We’ve been saddled with a project in the park that’s just limping along
06 December, 2019
Mike Power, vice-chairman of the Clocktower Residents’ Group, in Caledonian Park
• JUST three months after the reopening last June of the Cally Clocktower and its new café and heritage centre at a cost of £2.5million, the café closed due to “staff shortages”.
In addition the clock tower is open just one day a week, while the heritage centre has been understaffed and underused from the outset.
The project seems, therefore, to be becoming the “white elephant” of the local community’s fears.
The café’s problems were not just staff shortages but lack of custom. Its sales were unlikely to have covered the cost of the one staff member involved.
The café, which closed in October after just three months, is due to be relaunched in the new year. Good luck with that!
The café is on the wrong (north) side of the park to attract sufficient customers, and this was pointed out by our local community endlessly before it was built.
Had it been built on the Market Road side it could have attracted many passers-by between two bus stops, those heading for the tube, and from the tennis and gym centre, as well as from the football pitches.
During the whole period of the council’s so-called consultation with the locals, we never saw a business plan for the project.
And we were fobbed off with misleading and inaccurate excuses for ignoring our plea not to build just 15 metres from our homes.
Islington Council predicted that annual running costs for the project would be some £90,000 and that this amount would be offset by income from the café, private hiring and sales of merchandise.
Additional income will now more likely be replaced by additional costs the way things are going.
With great fanfare the council told us that on the completion of the project that the use of Caledonian Park would increase, but that didn’t happen.

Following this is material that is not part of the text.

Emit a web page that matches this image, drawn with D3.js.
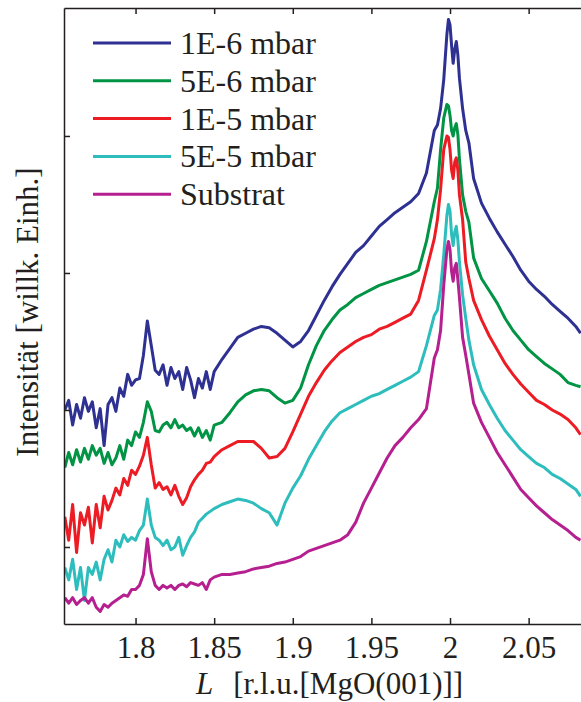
<!DOCTYPE html>
<html>
<head>
<meta charset="utf-8">
<script src="https://cdn.jsdelivr.net/npm/d3@7"></script>
<style>
  body { margin: 0; background: #fff; }
  svg text { font-family: "Liberation Serif", "Times New Roman", serif; fill: #231f20; }
</style>
</head>
<body>
<script>
// L values (r.l.u.) shared by all scans
const L = [1.755, 1.7575, 1.76, 1.7625, 1.765, 1.7675, 1.77, 1.7725, 1.775, 1.7775,
           1.78, 1.7825, 1.785, 1.7875, 1.79, 1.7925, 1.795, 1.7975, 1.80, 1.8025,
           1.805, 1.8075, 1.81, 1.8125, 1.815, 1.8175, 1.82, 1.8225, 1.825, 1.8275,
           1.83, 1.8325, 1.835, 1.8375, 1.84, 1.8425, 1.845, 1.8475, 1.85,
           1.855, 1.86, 1.865, 1.87, 1.875, 1.88, 1.885, 1.89, 1.895, 1.90,
           1.905, 1.91, 1.915, 1.92, 1.925, 1.93, 1.935, 1.94, 1.945, 1.95,
           1.955, 1.96, 1.965, 1.97, 1.975,
           1.98, 1.985, 1.99, 1.992, 1.994, 1.996, 1.998, 1.999, 2.000, 2.001,
           2.002, 2.003, 2.004, 2.005, 2.006, 2.008, 2.010, 2.012, 2.015,
           2.02, 2.025, 2.03, 2.035, 2.04, 2.045, 2.05, 2.055, 2.06, 2.065,
           2.07, 2.075, 2.08, 2.083];

// log intensity (arbitrary units, offset per scan)
const p1E6 = [1.00, 1.07, 0.89, 1.04, 0.94, 1.09, 0.99, 1.06, 0.87, 1.01,
              0.74, 1.04, 1.09, 0.99, 1.16, 1.10, 1.26, 1.18, 1.22, 1.23,
              1.40, 1.65, 1.47, 1.29, 1.26, 1.33, 1.18, 1.31, 1.23, 1.28,
              1.15, 1.31, 1.22, 1.09, 1.23, 1.16, 1.28, 1.15, 1.28,
              1.37, 1.45, 1.53, 1.56, 1.59, 1.61, 1.60, 1.56, 1.51, 1.46,
              1.50, 1.58, 1.69, 1.80, 1.90, 1.99, 2.07, 2.15, 2.20, 2.27,
              2.34, 2.39, 2.44, 2.48, 2.52,
              2.58, 2.73, 3.04, 3.08, 3.20, 3.41, 3.74, 3.85, 3.81, 3.66,
              3.53, 3.63, 3.69, 3.59, 3.42, 3.20, 3.04, 2.95, 2.69,
              2.51, 2.40, 2.30, 2.21, 2.12, 2.02, 1.94, 1.88, 1.83, 1.77,
              1.72, 1.67, 1.61, 1.56];

const p5E6 = [0.58, 0.69, 0.60, 0.71, 0.62, 0.72, 0.64, 0.74, 0.67, 0.72,
              0.61, 0.69, 0.60, 0.65, 0.74, 0.64, 0.78, 0.74, 0.84, 0.80,
              0.91, 1.06, 0.99, 0.85, 0.84, 0.89, 0.91, 0.87, 0.93, 0.87,
              0.89, 0.85, 0.87, 0.81, 0.87, 0.80, 0.85, 0.78, 0.89,
              0.91, 0.98, 1.06, 1.11, 1.14, 1.15, 1.14, 1.09, 1.05, 1.07,
              1.16, 1.33, 1.47, 1.58, 1.66, 1.73, 1.77, 1.82, 1.85, 1.88,
              1.91, 1.93, 1.95, 1.97, 1.99,
              2.02, 2.23, 2.52, 2.62, 2.90, 3.13, 3.23, 3.22, 3.15, 3.04,
              3.00, 3.06, 3.09, 3.01, 2.83, 2.57, 2.45, 2.37, 2.11,
              1.96, 1.87, 1.78, 1.67, 1.58, 1.51, 1.44, 1.39, 1.34, 1.30,
              1.26, 1.20, 1.18, 1.17];

const p1E5 = [0.22, 0.05, 0.31, -0.04, 0.25, 0.16, 0.29, 0.03, 0.31, 0.14,
              0.37, 0.27, 0.34, 0.43, 0.38, 0.50, 0.45, 0.56, 0.53, 0.59,
              0.67, 0.80, 0.60, 0.43, 0.47, 0.42, 0.44, 0.38, 0.45, 0.37,
              0.31, 0.36, 0.44, 0.49, 0.53, 0.56, 0.61, 0.62, 0.66,
              0.71, 0.74, 0.77, 0.77, 0.77, 0.72, 0.65, 0.66, 0.72, 0.84,
              0.97, 1.10, 1.20, 1.29, 1.36, 1.42, 1.46, 1.50, 1.53, 1.55,
              1.59, 1.61, 1.64, 1.67, 1.70,
              1.80, 2.02, 2.25, 2.39, 2.61, 2.90, 3.00, 2.99, 2.90, 2.75,
              2.69, 2.81, 2.84, 2.75, 2.57, 2.39, 2.08, 1.96, 1.80,
              1.66, 1.54, 1.44, 1.34, 1.26, 1.19, 1.13, 1.07, 1.04, 1.00,
              0.97, 0.93, 0.87, 0.82];

const p5E5 = [-0.15, -0.24, -0.09, -0.31, -0.15, -0.39, -0.15, -0.20, -0.11, -0.24,
              -0.09, -0.02, -0.11, 0.05, 0.00, 0.09, 0.04, 0.07, 0.05, 0.12,
              0.16, 0.35, 0.16, 0.07, 0.05, 0.01, 0.05, -0.02, 0.00, 0.07,
              -0.06, 0.01, 0.07, 0.11, 0.18, 0.21, 0.24, 0.26, 0.28,
              0.31, 0.33, 0.35, 0.34, 0.32, 0.28, 0.25, 0.16, 0.32, 0.43,
              0.52, 0.64, 0.74, 0.84, 0.92, 0.98, 1.01, 1.04, 1.07, 1.10,
              1.12, 1.15, 1.18, 1.21, 1.24,
              1.28, 1.47, 1.69, 1.73, 1.88, 2.13, 2.42, 2.50, 2.45, 2.28,
              2.20, 2.30, 2.34, 2.24, 2.08, 1.84, 1.67, 1.51, 1.33,
              1.15, 1.04, 0.94, 0.85, 0.78, 0.71, 0.66, 0.61, 0.58, 0.53,
              0.50, 0.46, 0.42, 0.37];

const pSub = [-0.37, -0.41, -0.37, -0.42, -0.39, -0.37, -0.41, -0.37, -0.44, -0.47,
              -0.42, -0.44, -0.41, -0.39, -0.37, -0.35, -0.36, -0.31, -0.31, -0.28,
              -0.20, 0.06, -0.18, -0.28, -0.31, -0.28, -0.30, -0.28, -0.31, -0.28,
              -0.27, -0.29, -0.26, -0.27, -0.28, -0.26, -0.31, -0.24, -0.22,
              -0.20, -0.20, -0.19, -0.18, -0.16, -0.15, -0.14, -0.12, -0.11, -0.09,
              -0.07, -0.03, -0.01, 0.01, 0.03, 0.05, 0.09, 0.18, 0.32, 0.43,
              0.54, 0.65, 0.74, 0.80, 0.87,
              0.93, 1.01, 1.38, 1.44, 1.58, 1.91, 2.17, 2.23, 2.17, 2.01,
              1.94, 2.04, 2.07, 1.95, 1.82, 1.53, 1.40, 1.26, 1.05,
              0.91, 0.80, 0.69, 0.60, 0.51, 0.42, 0.36, 0.30, 0.25, 0.20,
              0.16, 0.12, 0.07, 0.05];

const seriesNames = ["1E-6 mbar", "5E-6 mbar", "1E-5 mbar", "5E-5 mbar", "Substrat"];
const xTicks = [1.8, 1.85, 1.9, 1.95, 2, 2.05];
const xTickLabels = ["1.8", "1.85", "1.9", "1.95", "2", "2.05"];
const yTicks = [0, 1, 2, 3];

const allSeries = [p1E6, p5E6, p1E5, p5E5, pSub];
const colors = ["#2e3192", "#009444", "#ed1c24", "#2ebdbd", "#b51f8f"];

const width = 581,
      height = 702,
      plotLeft = 64,
      plotTop = 8,
      plotBottom = 624,
      labelSize = 31,
      legendSize = 32;

let svg = d3.select('body')
            .append('svg')
            .attr('width', width)
            .attr('height', height);

let x = d3.scaleLinear().domain([1.7545, 2.0833]).range([plotLeft, width]);
let y = d3.scaleLinear().domain([-0.562, 3.934]).range([plotBottom, plotTop]);

svg.append('clipPath')
   .attr('id', 'plotClip')
   .append('rect')
   .attr('x', plotLeft)
   .attr('y', plotTop)
   .attr('width', width - plotLeft)
   .attr('height', plotBottom - plotTop);

let line = d3.line()
             .x((d, i) => x(L[i]))
             .y(d => y(d));

svg.append('g')
   .attr('clip-path', 'url(#plotClip)')
   .selectAll('path')
   .data(allSeries)
   .enter()
   .append('path')
   .attr('d', d => line(d))
   .attr('fill', 'none')
   .attr('stroke', (d, i) => colors[i])
   .attr('stroke-width', 3)
   .attr('stroke-linejoin', 'round');

// axes, ticks pointing inward
let styleAxis = function(g) {
    g.attr('font-family', null).attr('font-size', null);
    g.selectAll('path, line').attr('stroke', '#231f20').attr('stroke-width', 1.5);
    g.selectAll('text').attr('font-size', labelSize);
};

svg.append('g')
   .attr('transform', `translate(0,${plotBottom})`)
   .call(d3.axisBottom(x)
           .tickValues(xTicks)
           .tickFormat((d, i) => xTickLabels[i])
           .tickSizeInner(-6)
           .tickSizeOuter(0)
           .tickPadding(12))
   .call(styleAxis);

svg.append('g')
   .attr('transform', `translate(0,${plotTop})`)
   .call(d3.axisTop(x)
           .tickValues(xTicks)
           .tickFormat('')
           .tickSizeInner(-6)
           .tickSizeOuter(0))
   .call(styleAxis);

svg.append('g')
   .attr('transform', `translate(${plotLeft},0)`)
   .call(d3.axisLeft(y)
           .tickValues(yTicks)
           .tickFormat('')
           .tickSizeInner(-6)
           .tickSizeOuter(0))
   .call(styleAxis);

// axis titles
let xTitle = svg.append('text')
                .attr('x', 196)
                .attr('y', 694)
                .attr('font-size', labelSize);
xTitle.append('tspan').attr('font-style', 'italic').text('L');
xTitle.append('tspan').attr('dx', 20).text('[r.l.u.[MgO(001)]]');

svg.append('text')
   .attr('transform', 'translate(38,312) rotate(-90)')
   .attr('text-anchor', 'middle')
   .attr('font-size', labelSize)
   .text('Intensität [willk. Einh.]');

// legend
let legend = svg.append('g')
                .selectAll('g')
                .data(seriesNames)
                .enter()
                .append('g')
                .attr('transform', (d, i) => `translate(93,${43 + i * 37.8})`);

legend.append('line')
      .attr('x1', 0)
      .attr('x2', 78)
      .attr('stroke', (d, i) => colors[i])
      .attr('stroke-width', 3);

legend.append('text')
      .attr('x', 87)
      .attr('y', 11)
      .attr('font-size', legendSize)
      .text(d => d);
</script>
</body>
</html>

They also suggested that anti-social behaviour would be contained, for example, stating that: “Islington Council operates a zero tolerance policy to graffiti and has a rapid-response team removing graffiti around the borough”.
It’s only a small point, but at the time of writing there has been graffiti on the clock tower for the past 10 days.
This is not said to attack our hard-working council staff, of whom more and more is expected following government financial cuts, but to reveal how cavalier have been our MP Emily Thornberry, our councillors Paul Smith, Rakhia Ishmail and Diarmaid Ward, and the Heritage Lottery Fund.
All of these ignored and brushed aside local opinion and pushed ahead with a clearly flawed project.
This situation arises from Islington being a “one-party state”, in which Labour won 47 out of 48 seats in May last year with only 60 per cent of the vote.
As a result there is totally inadequate oversight and control when decisions like this one can be bulldozed through committees.
So, after more than two years of disruption during the building work in Caledonian Park, we are saddled with a project that is just limping along.
Local people are still hoping that some good will come of it all. If not our worst fears that it will become a “white elephant” will be realised.